Feb.1 sat.  「岩松了さんが来た」

■劇作家の岩松さんが来て終演後、いきなりロビーで声をかけられた。ゆっくり話をしてくれた。というより、どうしてしまったのかわからないほど、長い時間、劇について話をしてもらえ感動した。西堂さんが話してくれたのとはまたべつの種類の内容で、劇作家として対等との位置からいま観た劇への感想を率直な言葉で語ってくれたものだ。今回はいろいろな人が見に来てくれ、話をしてくれたけれど、こんなにうれしいことはなかった。
■で、いまその内容と僕の考えをかなり長く書いたのだが、楽日に劇場に足を運んでくれる方たちのことを考慮し、公演終了後にあらためてアップすることにしよう。「公演のまとめ」だ。でも、ほんとうにうれしかったんだよ、岩松さんの感想。べつにほめことばじゃなかった。見事な分析。これはですね、以前も書いた、インターネット上に流布するばかどもの言説、「言説」などと書くのもばかばかしい「ばかの感想」など比べようもないほど鋭かった。
■以前まで参宮橋に住んでいたT君の日記に松尾スズキの本の引用があったが松尾が指摘したインターネット上の「ばかの感想」が「カラオケだ」という言葉もうまい。ああ、そうか、あれはカラオケか。しかもものすごく歌のへたな連中が集まってする小さな世界でのカラオケ大会。そのなかでもへたなくせに周囲からまつりあげられる、へたの王様、ばかの王様がいていい気になっているのだろう。ばかはほんとうに、ばかである。まあ、ばかはほっておけ。

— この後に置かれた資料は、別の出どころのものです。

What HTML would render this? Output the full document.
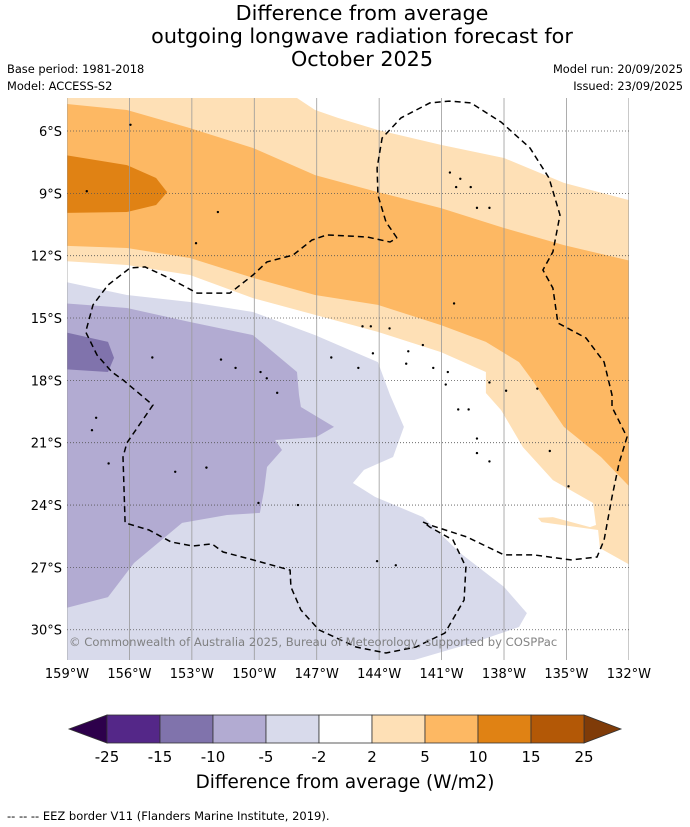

■さて、土曜日。昼夜二回公演。立ち見の出る大入り。それが数日続いている。ありがとうございます。舞台上の出演者たちが客席から熱気すら感じたという。こういった種類の作品でそんな熱気が発生するのも僕の経験からすると想像していなかったことだ。もっとクールなものになると思っていた。なんでしょうね、これは。
■でもって、昼の回、静岡県袋井市からばかものが来てしまった。小学校の時の同級生の伊地知が、『月の教室』で共演した鈴木君親子と一緒に来てしまった。鈴木君親子はいいが、伊地知はないじゃないか。上に書いたインターネット上のばかとは異なる種類のばかが遠方からわざわざ来てくれ、ほんとうにうれしかった。だって、ほんとうにばかなんだこれが。なにしろ色紙を用意していたね、あいつは。で、サインをしたけれど色紙を用意するような人はいませんよ、こういった場所に。あとキティちゃんの鏡をプレゼントしようとする。なぜ、キティちゃん? さらにビデオで僕を映す。俺を映してなんの得があるんだ。氷川きよしファンの男にビデオなんかで撮影されたくないんだ俺は。
■なんだかよくわからない伊地知の情熱。
■そんな友人を持って私は幸福だ。いや、幸福なんだかそうじゃないんだか、よくわからない。伊地知のわけのわからなさに巻き込まれているうちに、すぐ次の仕事が待っている。シアターテレビジョンのインタビュー。

■それからひとまずダメ出し。そのあと、ブリキの自発団の銀粉蝶さんがいらしてお会いする。とても面白かったとのこと。それにしても僕よりずっと年が上だと思うが銀粉蝶さんはとてもきれいな人である。いまの演劇状況をながめわたしたなかからの意味として「元気が出ました」と言葉を残して銀粉蝶さんは帰っていった。よかったな。それがなにより。岸田戯曲賞の選考委員でもある岩松さんも言っていたが、ろくな戯曲がなくていま演劇がどうなっているのかよくわからないという。挑発すること。問題提起すること。そのためにこの舞台が存在できたらそれ以上、うれしいことはない。